Kadınların bu eğitim ile artık gittikleri, hastane, banka gibi yerlerde sıkıntı yaşamayacağını belirten Gürses, okuldaki eğitimin yanı sıra kursiyerlerini evlerinde ziyaret edip, ders tekrarı yaptırmayı ve çalışmalarını kontrol etmeyi sürdürdüğünü kaydetti.
- "Ev sahibi olmak en büyük hayalim"
Kursiyerlerden 6 çocuk annesi Güneş Demir (31), eşinin kursa katılmasını istemediğini anlattı.
Demir, "Eşim kursa başladıktan sonra bana 'Hanım sen bu belgeyi alırsan ne yapacaksın?' diye sordu. Ben de 'Bu belge benim için çok önemli. İleride belki anlaşamazsak bu belgeyle iş bulabilirim." dedim." ifadesini kullandı.
Tabela ve yazıları okuyamadığı için çarşıda, hastane gibi yerlerde sıkıntı yaşadığını belirten Demir, okuma-yazma kursu sayesinde artık rahatlıkla bu tür yerlerde işlerini gördüğünü dile getirdi.
Demir, bulduğu her fırsatta ders tekrarı ve okuma yaptığına işaret ederek, "Çocukları okula gönderdikten sonra, ekmek yapmak için tandıra gittiğimde kitabımı da yanıma alıyorum. Ekmek pişirirken, çocuğumu beşikte sallarken kitap okuyorum. Tek odalı kerpiç evde yaşıyoruz. Okuma yazma öğrendikten sonra ilk, orta ve lise diploması alıp, çalışarak eşime yardımcı olup ev sahibi olmak en büyük hayalim." şeklinde konuştu.
- "İmza atmasını bilmiyordum"
5 çocuk annesi 32 yaşındaki Menekşe Demir, Gürses'in evine gerçekleştirdiği ziyaretle okuma yazma öğrenmeye başladığını belirtti.

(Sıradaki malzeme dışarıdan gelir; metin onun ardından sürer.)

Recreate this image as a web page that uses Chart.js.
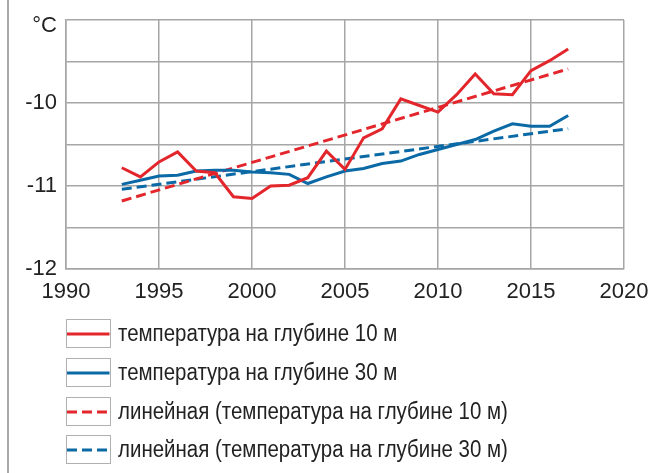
<!DOCTYPE html>
<html><head><meta charset="utf-8">
<script src="https://cdn.jsdelivr.net/npm/chart.js@4/dist/chart.umd.min.js"></script>
<style>
html,body{margin:0;padding:0;background:#fff;width:652px;height:473px;overflow:hidden;position:relative;}
#frame{position:absolute;left:7px;top:0;width:2px;height:473px;background:#a8a8a8;}
#wrap{position:absolute;left:0;top:0;width:652px;height:320px;}
#legend{position:absolute;left:66px;top:314.7px;font-family:"Liberation Sans",Arial,sans-serif;font-size:23px;color:#222;}
.row{height:38.6px;display:flex;align-items:center;white-space:nowrap;}
.box{width:42.5px;height:27px;border:1.5px solid #b0b0b0;margin-right:7px;display:flex;align-items:center;flex:none;}
.row span{display:inline-block;transform:scaleX(0.89);transform-origin:0 50%;}
</style></head>
<body>
<div id="frame"></div>
<div id="wrap"><canvas id="c"></canvas></div>
<div id="legend"></div>
<script>
const years = [1993,1994,1995,1996,1997,1998,1999,2000,2001,2002,2003,2004,2005,2006,2007,2008,2009,2010,2011,2012,2013,2014,2015,2016,2017];
const temp10 = [-10.78,-10.89,-10.71,-10.59,-10.82,-10.84,-11.13,-11.15,-11.00,-10.99,-10.90,-10.58,-10.80,-10.42,-10.31,-9.95,-10.03,-10.11,-9.90,-9.65,-9.89,-9.90,-9.61,-9.49,-9.35];
const temp30 = [-10.98,-10.93,-10.88,-10.87,-10.82,-10.81,-10.81,-10.83,-10.84,-10.86,-10.97,-10.89,-10.82,-10.79,-10.73,-10.70,-10.62,-10.56,-10.50,-10.44,-10.34,-10.25,-10.28,-10.28,-10.15];
const trendYears = [1993,2017];
const trend10 = [-11.18,-9.59];
const trend30 = [-11.04,-10.31];
const xTicks = [1990,1995,2000,2005,2010,2015,2020];
const yLabels = {"-12":"-12","-11":"-11","-10":"-10"};
const unitLabel = "°C";
const seriesNames = ["температура на глубине 10 м","температура на глубине 30 м","линейная (температура на глубине 10 м)","линейная (температура на глубине 30 м)"];

const RED = "#e3262b", BLUE = "#0b6aa6";
const pts = (xs, ys) => xs.map((x,i)=>({x:x,y:ys[i]}));
const FONT = "'Liberation Sans',Arial,sans-serif";

const unitPlugin = {
  id:'unit',
  afterDraw(chart){
    const ctx = chart.ctx, ys = chart.scales.y;
    ctx.save();
    ctx.font = "22px " + FONT;
    ctx.fillStyle = "#222";
    ctx.textAlign = "right";
    ctx.textBaseline = "middle";
    ctx.fillText(unitLabel, ys.right - 9, ys.getPixelForValue(-9) + 6);
    ctx.restore();
  }
};

new Chart(document.getElementById('c'), {
  type:'line',
  data:{datasets:[
    {label:seriesNames[0], data:pts(years,temp10), borderColor:RED, borderWidth:3, pointRadius:0, tension:0},
    {label:seriesNames[1], data:pts(years,temp30), borderColor:BLUE, borderWidth:3, pointRadius:0, tension:0},
    {label:seriesNames[2], data:pts(trendYears,trend10), borderColor:RED, borderWidth:3, borderDash:[10,5], pointRadius:0},
    {label:seriesNames[3], data:pts(trendYears,trend30), borderColor:BLUE, borderWidth:3, borderDash:[10,5], pointRadius:0}
  ]},
  options:{
    responsive:true, maintainAspectRatio:false, animation:false,
    layout:{padding:{left:0,top:20,right:28,bottom:0}},
    plugins:{legend:{display:false},tooltip:{enabled:false}},
    scales:{
      x:{type:'linear',min:1990,max:2020,
        afterBuildTicks(s){s.ticks = xTicks.map(v=>({value:v}));},
        afterFit(s){s.height = 51; s.paddingRight = 0; s.paddingLeft = 0;},
        grid:{color:'#a6a6a6',lineWidth:1.5,drawTicks:false},
        border:{color:'#a6a6a6',width:1.5},
        ticks:{padding:10,color:'#222',font:{family:FONT,size:22},maxRotation:0,callback:v=>String(v)}
      },
      y:{min:-12,max:-9,
        ticks:{stepSize:0.5,padding:9,color:'#222',font:{family:FONT,size:22},callback:v=>yLabels[String(v)]||''},
        afterFit(s){s.width = 66; s.paddingTop = 0; s.paddingBottom = 0;},
        grid:{color:'#a6a6a6',lineWidth:1.5,drawTicks:false},
        border:{color:'#a6a6a6',width:1.5}
      }
    }
  },
  plugins:[unitPlugin]
});

// HTML legend
const styles = [[RED,''],[BLUE,''],[RED,'10,5'],[BLUE,'10,5']];
const lg = document.getElementById('legend');
seriesNames.forEach((n,i)=>{
  const r = document.createElement('div'); r.className='row';
  const [c,d] = styles[i];
  r.innerHTML = '<div class="box"><svg width="42.5" height="27" style="display:block"><line x1="0" y1="14" x2="42.5" y2="14" stroke="'+c+'" stroke-width="3" '+(d?'stroke-dasharray="'+d+'"':'')+'/></svg></div><span>'+n+'</span>';
  lg.appendChild(r);
});
</script>
</body></html>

Eşinin mevsimlik işlerde çalışması nedeniyle evin ve çocuklarının bütün sorumluluğunun kendisinde olduğunu anlatan Demir, "Eskiden imza atmasını bilmiyordum şimdi adımı soyadımı yazıp, imzamı da atabiliyorum. Şehre gittiğimiz zaman 'Bu araba nereye gidiyor?' diye sorardık, şimdi kimseye sormuyorum, okuyorum." diye konuştu.

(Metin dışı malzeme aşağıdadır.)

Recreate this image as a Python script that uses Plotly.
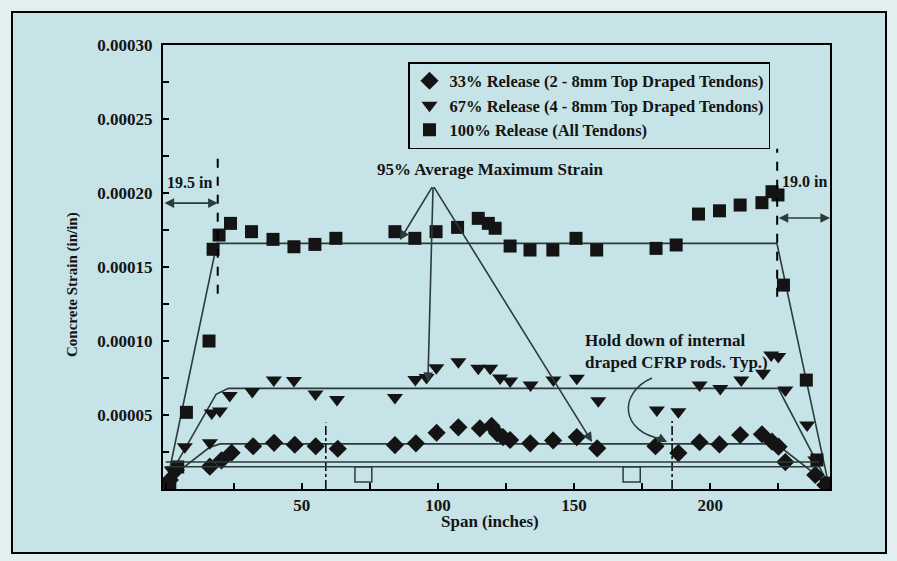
import plotly.graph_objects as go

# ---------------- data ----------------
sq_x = [1.5, 4.4, 7.6, 15.9, 17.4, 19.6, 23.8, 31.5, 39.4, 47.1, 54.8, 62.5, 84.2, 91.5, 99.3,
        107.2, 114.8, 118.5, 121.0, 126.5, 133.8, 142.2, 150.7, 158.3, 180.1, 187.5, 195.7,
        203.4, 211.0, 219.0, 222.7, 224.9, 226.9, 235.3, 239.2, 243.5]
sq_y = [0.05e-5, 1.49e-5, 5.18e-5, 10.0e-5, 16.2e-5, 17.16e-5, 17.95e-5, 17.39e-5, 16.87e-5,
        16.37e-5, 16.53e-5, 16.94e-5, 17.39e-5, 16.94e-5, 17.39e-5, 17.68e-5, 18.29e-5,
        17.95e-5, 17.62e-5, 16.42e-5, 16.15e-5, 16.15e-5, 16.94e-5, 16.15e-5, 16.26e-5,
        16.49e-5, 18.58e-5, 18.8e-5, 19.19e-5, 19.35e-5, 20.09e-5, 19.87e-5, 13.78e-5,
        7.36e-5, 1.96e-5, 0.39e-5]

tri_x = [0.7, 2.2, 7.0, 16.2, 16.9, 19.9, 23.5, 31.8, 39.7, 47.1, 55.0, 62.9, 84.2, 91.7, 95.8,
         99.4, 107.5, 114.8, 119.2, 122.8, 126.5, 134.0, 142.4, 151.0, 158.9, 180.4, 188.3,
         196.1, 203.7, 211.4, 219.4, 222.4, 225.0, 227.6, 235.6, 238.6, 242.6]
tri_y = [0.14e-5, 1.28e-5, 2.86e-5, 3.13e-5, 5.14e-5, 5.27e-5, 6.32e-5, 6.59e-5, 7.37e-5,
         7.33e-5, 6.42e-5, 6.05e-5, 6.18e-5, 7.40e-5, 7.53e-5, 8.19e-5, 8.60e-5, 8.16e-5,
         8.16e-5, 7.50e-5, 7.30e-5, 7.03e-5, 7.37e-5, 7.48e-5, 5.97e-5, 5.34e-5, 5.22e-5,
         7.03e-5, 6.80e-5, 7.37e-5, 7.82e-5, 9.05e-5, 8.95e-5, 6.69e-5, 4.32e-5, 1.96e-5,
         0.47e-5]

dia_x = [1.5, 3.7, 16.2, 20.5, 24.2, 32.1, 39.8, 47.4, 55.1, 63.2, 84.2, 91.9, 99.5, 107.5,
         115.4, 119.7, 121.7, 123.9, 126.5, 133.9, 142.3, 151.0, 158.5, 179.9, 188.3, 196.1,
         203.4, 211.0, 219.0, 222.7, 225.1, 227.6, 238.6, 242.3]
dia_y = [0.61e-5, 1.28e-5, 1.51e-5, 1.94e-5, 2.45e-5, 2.89e-5, 3.12e-5, 2.99e-5, 2.89e-5,
         2.72e-5, 2.97e-5, 3.09e-5, 3.80e-5, 4.17e-5, 4.10e-5, 4.26e-5, 3.78e-5, 3.51e-5,
         3.31e-5, 3.09e-5, 3.28e-5, 3.51e-5, 2.75e-5, 2.89e-5, 2.43e-5, 3.16e-5, 3.01e-5,
         3.65e-5, 3.70e-5, 3.20e-5, 2.86e-5, 1.82e-5, 0.95e-5, 0.27e-5]

# 95% average maximum strain envelopes
sq_fit_x = [0.0, 18.8, 224.5, 243.5]
sq_fit_y = [0.05e-5, 16.6e-5, 16.6e-5, 0.3e-5]
tri_fit_x = [0.5, 18.5, 23.0, 225.0, 243.5]
tri_fit_y = [0.6e-5, 6.4e-5, 6.8e-5, 6.8e-5, 0.3e-5]
dia_fit_x = [0.5, 16.0, 20.0, 222.0, 226.0, 243.5]
dia_fit_y = [0.6e-5, 2.8e-5, 3.05e-5, 3.05e-5, 2.8e-5, 0.3e-5]

series_names = ["33% Release (2 - 8mm Top Draped Tendons)",
                "67% Release (4 - 8mm Top Draped Tendons)",
                "100% Release (All Tendons)"]

x_tick_vals = [50, 100, 150, 200]
x_tick_text = ["50", "100", "150", "200"]
y_tick_vals = [0.00005, 0.00010, 0.00015, 0.00020, 0.00025, 0.00030]
y_tick_text = ["0.00005", "0.00010", "0.00015", "0.00020", "0.00025", "0.00030"]

# ---------------- style ----------------
FONT = "Liberation Serif, 'Times New Roman', serif"
INK = "#141414"
LINE = "#2b3b3b"
BG = "#c6e3e8"
PAPER = "#e2eff1"

fig = go.Figure()

for fx, fy in [(sq_fit_x, sq_fit_y), (tri_fit_x, tri_fit_y), (dia_fit_x, dia_fit_y)]:
    fig.add_trace(go.Scatter(x=fx, y=fy, mode="lines", showlegend=False,
                             line=dict(color=LINE, width=1.6), hoverinfo="skip"))

fig.add_trace(go.Scatter(x=dia_x, y=dia_y, mode="markers", name=series_names[0],
                         marker=dict(symbol="diamond", size=14, color=INK)))
fig.add_trace(go.Scatter(x=tri_x, y=tri_y, mode="markers", name=series_names[1],
                         marker=dict(symbol="triangle-down", size=14, color=INK)))
fig.add_trace(go.Scatter(x=sq_x, y=sq_y, mode="markers", name=series_names[2],
                         marker=dict(symbol="square", size=13, color=INK)))

# plot-area geometry helpers (pixels -> paper)
L, R, T, B = 163, 830, 45, 489
def px(xp):
    return (xp - L) / (R - L)
def py(yp):
    return (B - yp) / (B - T)

shapes = []
# outer frame of the scanned figure
shapes.append(dict(type="rect", xref="paper", yref="paper", x0=px(12), x1=px(886),
                   y0=py(553), y1=py(12), fillcolor=BG, line=dict(color="black", width=2),
                   layer="below"))
# dashed end-zone markers
shapes.append(dict(type="line", xref="x", yref="y", x0=19.1, x1=19.1, y0=13.2e-5, y1=22.9e-5,
                   line=dict(color="black", width=2, dash="dash")))
shapes.append(dict(type="line", xref="x", yref="y", x0=224.6, x1=224.6, y0=13.0e-5, y1=23.0e-5,
                   line=dict(color="black", width=2, dash="dash")))
# hold-down dash-dot markers
shapes.append(dict(type="line", xref="x", yref="y", x0=58.8, x1=58.8, y0=0, y1=4.5e-5,
                   line=dict(color="black", width=1.5, dash="dashdot")))
shapes.append(dict(type="line", xref="x", yref="y", x0=186.0, x1=186.0, y0=0, y1=4.6e-5,
                   line=dict(color="black", width=1.5, dash="dashdot")))
# rod schematic (double line with hold-down notches)
shapes.append(dict(type="line", xref="x", yref="y", x0=0, x1=240, y0=1.82e-5, y1=1.82e-5,
                   line=dict(color=LINE, width=1.5)))
shapes.append(dict(type="line", xref="x", yref="y", x0=0, x1=240, y0=1.50e-5, y1=1.50e-5,
                   line=dict(color=LINE, width=1.5)))
for nx0, nx1 in [(69.5, 75.7), (168.0, 174.3)]:
    shapes.append(dict(type="rect", xref="x", yref="y", x0=nx0, x1=nx1, y0=0.47e-5, y1=1.50e-5,
                       line=dict(color=LINE, width=1.5), fillcolor="rgba(0,0,0,0)"))
# curved hold-down arrow
shapes.append(dict(type="path", xref="paper", yref="paper",
                   path=f"M {px(652):.4f},{py(378):.4f} C {px(618):.4f},{py(393):.4f} "
                        f"{px(620):.4f},{py(432):.4f} {px(662):.4f},{py(439):.4f}",
                   line=dict(color=LINE, width=1.5)))

ann = []
tfont = dict(family=FONT, size=17, color=INK, weight="bold")
ann.append(dict(text="95% Average Maximum Strain", x=119.1, y=21.56e-5, xref="x", yref="y",
                showarrow=False, font=tfont))
apex = (98.2, 20.5e-5)
for tx, ty in [(86.0, 16.82e-5), (96.3, 7.23e-5), (156.6, 3.18e-5)]:
    ann.append(dict(text="", x=tx, y=ty, ax=apex[0], ay=apex[1], xref="x", yref="y",
                    axref="x", ayref="y", showarrow=True, arrowhead=2, arrowsize=1.2,
                    arrowwidth=1.6, arrowcolor=LINE, standoff=0))
ann.append(dict(text="19.5 in", x=8.8, y=20.68e-5, xref="x", yref="y", showarrow=False,
                font=dict(family=FONT, size=16, color=INK, weight="bold")))
ann.append(dict(text="", x=19.1, y=19.32e-5, ax=-1, ay=19.32e-5, xref="x", yref="y",
                axref="x", ayref="y", showarrow=True, arrowhead=2, startarrowhead=2,
                arrowside="end+start", arrowsize=1.2, arrowwidth=1.6, arrowcolor=LINE,
                standoff=0, startstandoff=0))
ann.append(dict(text="19.0 in", x=234.6, y=20.81e-5, xref="x", yref="y", showarrow=False,
                font=dict(family=FONT, size=16, color=INK, weight="bold")))
ann.append(dict(text="", x=244, y=18.31e-5, ax=224.6, ay=18.31e-5, xref="x", yref="y",
                axref="x", ayref="y", showarrow=True, arrowhead=2, startarrowhead=2,
                arrowside="end+start", arrowsize=1.2, arrowwidth=1.6, arrowcolor=LINE,
                standoff=0, startstandoff=0))
ann.append(dict(text="Hold down of internal<br>draped CFRP rods. Typ.)", x=153.3, y=9.3e-5,
                xref="x", yref="y", xanchor="left", yanchor="middle", align="left",
                showarrow=False, font=dict(family=FONT, size=17, color=INK, weight="bold")))
ann.append(dict(text="", x=184.2, y=3.18e-5, ax=180.0, ay=3.55e-5, xref="x", yref="y",
                axref="x", ayref="y", showarrow=True, arrowhead=2, arrowsize=1.2,
                arrowwidth=1.6, arrowcolor=LINE, standoff=0))
# axis titles
ann.append(dict(text="Concrete Strain (in/in)", x=px(72), y=py(285), xref="paper",
                yref="paper", xanchor="center", yanchor="middle", textangle=-90,
                showarrow=False, font=dict(family=FONT, size=15, color=INK, weight="bold")))
ann.append(dict(text="Span (inches)", x=px(490), y=py(521), xref="paper", yref="paper",
                xanchor="center", yanchor="middle", showarrow=False,
                font=dict(family=FONT, size=17, color=INK, weight="bold")))

axis_common = dict(showline=True, linecolor="black", linewidth=2, mirror=True,
                   ticks="inside", ticklen=6, tickwidth=2, tickcolor="black",
                   showgrid=False, zeroline=False,
                   tickfont=dict(family=FONT, size=17, color=INK, weight="bold"))

fig.update_layout(
    width=897, height=561,
    margin=dict(l=L, r=897 - R, t=T, b=561 - B),
    paper_bgcolor=PAPER, plot_bgcolor="rgba(0,0,0,0)",
    shapes=shapes, annotations=ann,
    xaxis=dict(range=[-1, 244], tickvals=x_tick_vals, ticktext=x_tick_text,
               minor=dict(dtick=25, tick0=0, ticks="inside", ticklen=6, tickwidth=2,
                          tickcolor="black", showgrid=False),
               ticklabelstandoff=0, **axis_common),
    yaxis=dict(range=[0, 0.00030005], tickvals=y_tick_vals, ticktext=y_tick_text,
               minor=dict(dtick=0.000025, tick0=0, ticks="inside", ticklen=6, tickwidth=2,
                          tickcolor="black", showgrid=False),
               ticklabelstandoff=5, **axis_common),
    legend=dict(x=px(408), y=py(62), xanchor="left", yanchor="top",
                bgcolor="rgba(0,0,0,0)", bordercolor="black", borderwidth=1.5,
                font=dict(family=FONT, size=16.5, color=INK, weight="bold"),
                tracegroupgap=0, itemwidth=30),
    showlegend=True,
)

fig.write_html("out.html")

- "Çocuklarıma ders çalıştırabileceğim"
7 çocuk annesi 33 yaşındaki Suphiye Kanevi, okuma yazma öğrendikten sonra çocuklarının derslerine yardım edeceğini anlattı.
Kanevi, "Adımızı, soyadımızı yazmayı bilmiyorduk. Ülkü hoca sayesinde öğrendik. Bankaya gittiğimizde mühür basıyorduk, şimdi imzamızı atıyoruz. Okuma yazmayı tam öğrenince yemek kitabı alıp, çocuklarıma bilmediğim güzel yemekler yapacağım. Çocuklarıma ders çalıştırabileceğim. Hastalandıklarında bakıp, ilaç verirken üzerini okuyabileceğim." ifadelerini kullandı.